Prediction of power and energy demand for hybrid furnaces to optimize the use of fluctuating green energy sources

Hellwig Martin - Ipsen International GmbH (Germany)

Energy-intensive industries are encountering new challenges due to rising energy prices and upcoming environmental regulations related to CO2 emissions. As the energy transition progresses, the proportion of renewable energy sources is growing, offering cost and emissions benefits. However, their availability remains inconsistent. A hybrid furnace, introduced by Ipsen, addresses these issues by using multiple energy sources, yet strategic planning of processes and related energy demands is crucial to maximize this flexibility.

The first step toward intelligent energy management is accurately forecasting the system’s power consumption during scheduled hardening processes. To achieve this, a digital twin is employed to simulate system behaviour before the actual process begins. This allows for energy flow analysis, power demand forecasting, process optimization and process planning for an entire hardening shop with optimal energy resource utilization.

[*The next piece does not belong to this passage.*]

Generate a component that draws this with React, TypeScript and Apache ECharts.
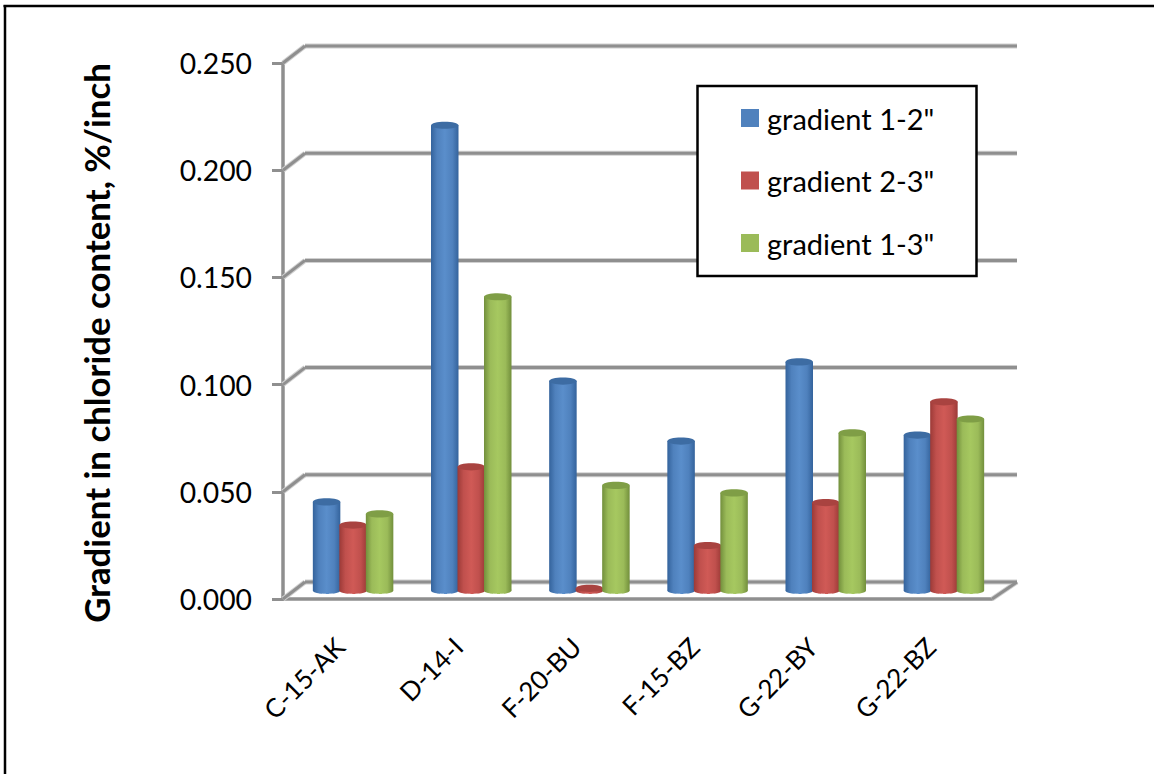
import React, { useEffect, useRef } from "react";
import * as echarts from "echarts";

const categories = ["C-15-AK", "D-14-I", "F-20-BU", "F-15-BZ", "G-22-BY", "G-22-BZ"];
const gradient12 = [0.0413, 0.217, 0.0977, 0.0697, 0.1066, 0.0725];
const gradient23 = [0.0305, 0.0577, 0.001, 0.021, 0.041, 0.088];
const gradient13 = [0.0357, 0.137, 0.049, 0.0455, 0.0735, 0.08];
const yTicks = [0, 0.05, 0.1, 0.15, 0.2, 0.25];
const seriesNames = ['gradient 1-2"', 'gradient 2-3"', 'gradient 1-3"'];
const seriesValues = [gradient12, gradient23, gradient13];
const palette = [
  { base: "#4f81bd", light: "#5a8ecb", dark: "#34639c", top: "#3d6ca3" },
  { base: "#c0504d", light: "#d05a56", dark: "#9c3a37", top: "#a94340" },
  { base: "#9bbb59", light: "#a6c860", dark: "#728f3c", top: "#7f9e46" },
];
const FONT = "Lato";

const wallItem = (params: any, api: any) => {
  const v = api.value(0);
  const size = api.size([1, 0])[0];
  const p = api.coord([0, v]);
  const left = p[0] - size / 2;
  const right = left + size * categories.length;
  const y = p[1];
  const stroke = (shape: any, w: number, c: string) => ({
    type: "line",
    shape,
    style: { stroke: c, lineWidth: w, fill: "none" },
  });
  const segs: any[] = [
    { x1: left, y1: y, x2: left + 22, y2: y - 17 },
    { x1: left + 22, y1: y - 17, x2: right + 25, y2: y - 17 },
  ];
  if (v === 0) segs.push({ x1: right, y1: y, x2: right + 25, y2: y - 17 });
  const children: any[] = [];
  segs.forEach((s) => children.push(stroke(s, 5, "#d0d0d0")));
  segs.forEach((s) => children.push(stroke(s, 3, "#8f8f8f")));
  return { type: "group", children };
};

const cylinderItem = (seriesIdx: number) => (params: any, api: any) => {
  const cat = api.value(0);
  const val = api.value(1);
  const top = api.coord([cat, val]);
  const base = api.coord([cat, 0]);
  const w = 27.5;
  const ry = 3.6;
  const cx = top[0] + 11 + (seriesIdx - 1) * 26.5;
  const topY = top[1] - 8.5;
  const baseY = base[1] - 8.5;
  const c = palette[seriesIdx];
  const grad = new echarts.graphic.LinearGradient(0, 0, 1, 0, [
    { offset: 0, color: c.dark },
    { offset: 0.22, color: c.base },
    { offset: 0.5, color: c.light },
    { offset: 0.78, color: c.base },
    { offset: 1, color: c.dark },
  ]);
  return {
    type: "group",
    children: [
      {
        type: "ellipse",
        shape: { cx, cy: baseY, rx: w / 2, ry },
        style: { fill: grad },
      },
      {
        type: "rect",
        shape: { x: cx - w / 2, y: topY, width: w, height: Math.max(baseY - topY, 0) },
        style: { fill: grad },
      },
      {
        type: "ellipse",
        shape: { cx, cy: topY, rx: w / 2, ry },
        style: { fill: c.top },
      },
      {
        type: "line",
        shape: { x1: cx - w / 2 + 2, y1: baseY + ry, x2: cx + w / 2 - 2, y2: baseY + ry },
        style: { stroke: "#ffffff", lineWidth: 1, lineDash: [4, 3], opacity: 0.75 },
      },
    ],
  };
};

export default function App() {
  const ref = useRef<HTMLDivElement>(null);
  useEffect(() => {
    const chart = echarts.init(ref.current!, null, { renderer: "svg" });
    chart.setOption({
      animation: false,
      backgroundColor: "#ffffff",
      grid: { left: 283, right: 162, top: 63, bottom: 175, containLabel: false },
      legend: {
        left: 741,
        top: 102,
        orient: "vertical",
        padding: 0,
        icon: "rect",
        itemWidth: 18,
        itemHeight: 18,
        itemGap: 30.5,
        selectedMode: false,
        z: 20,
        data: seriesNames,
        textStyle: {
          fontFamily: FONT,
          fontSize: 29,
          lineHeight: 28,
          color: "#000000",
          padding: [0, 0, 4, 3],
        },
      },
      graphic: [
        {
          type: "rect",
          z: 10,
          shape: { x: 697.5, y: 86, width: 279, height: 190 },
          style: { fill: "#ffffff", stroke: "#000000", lineWidth: 2.5 },
        },
        {
          type: "line",
          z: 30,
          shape: { x1: 3.5, y1: 6, x2: 1154, y2: 6 },
          style: { stroke: "#000000", lineWidth: 2.5 },
        },
        {
          type: "line",
          z: 30,
          shape: { x1: 5, y1: 5, x2: 5, y2: 774 },
          style: { stroke: "#000000", lineWidth: 2.5 },
        },
      ],
      xAxis: {
        type: "category",
        data: categories,
        axisLine: { lineStyle: { color: "#8f8f8f", width: 3.5 } },
        axisTick: { length: 9, lineStyle: { color: "#8f8f8f", width: 3 } },
        splitLine: { show: false },
        axisLabel: {
          rotate: 45,
          interval: 0,
          margin: 41,
          padding: [0, 3, 0, 0],
          fontFamily: FONT,
          fontSize: 26,
          color: "#000000",
        },
      },
      yAxis: {
        type: "value",
        min: 0,
        max: 0.25,
        interval: 0.05,
        name: "Gradient in chloride content, %/inch",
        nameLocation: "middle",
        nameGap: 169,
        nameTextStyle: {
          fontFamily: FONT,
          fontSize: 34.8,
          fontWeight: "bold",
          color: "#000000",
          padding: [0, 0, 0, -24],
        },
        axisLine: { show: true, lineStyle: { color: "#8f8f8f", width: 3.5 } },
        axisTick: { show: true, length: 11, lineStyle: { color: "#8f8f8f", width: 3 } },
        splitLine: { show: false },
        axisLabel: {
          margin: 31,
          fontFamily: FONT,
          fontSize: 28.3,
          color: "#000000",
          formatter: (v: number) => v.toFixed(3),
        },
      },
      series: [
        {
          type: "custom",
          name: "walls",
          silent: true,
          z: 1,
          renderItem: wallItem,
          data: yTicks.map((v) => [v]),
          encode: { y: 0 },
        },
        ...seriesNames.map((name, s) => ({
          type: "custom",
          name,
          z: 3 + s,
          itemStyle: { color: palette[s].base },
          renderItem: cylinderItem(s),
          data: seriesValues[s].map((v, i) => [i, v]),
          encode: { x: 0, y: 1 },
        })),
      ],
    });
    return () => chart.dispose();
  }, []);
  return (
    <div
      ref={ref}
      style={{ position: "fixed", left: 0, top: 0, width: 1154, height: 774 }}
    />
  );
}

This article explores the design of the digital twin for a sealed quench furnace used for tempering and hardening steel in a gas atmosphere. Accurate modelling of thermal transitions and heat flows within the heating chamber is essential to predict the power demand over time. The article explains how energy exchange through convection and radiation is calculated between the furnace components, atmosphere and batch and identifies factors affecting the energy demand. Additionally, the simulation can determine certain state variables that are not measurable in the actual furnace but can be used to optimize process workflows.

To validate the results, the digital twin’s performance is compared to data from various batches. The article further demonstrates how power profiles generated by the digital twin can optimize process and system controls in a hardening shop, focusing on peak power requirements or CO2 emissions. An estimation of the energy and CO2 savings potential for a typical hardening shop is also provided.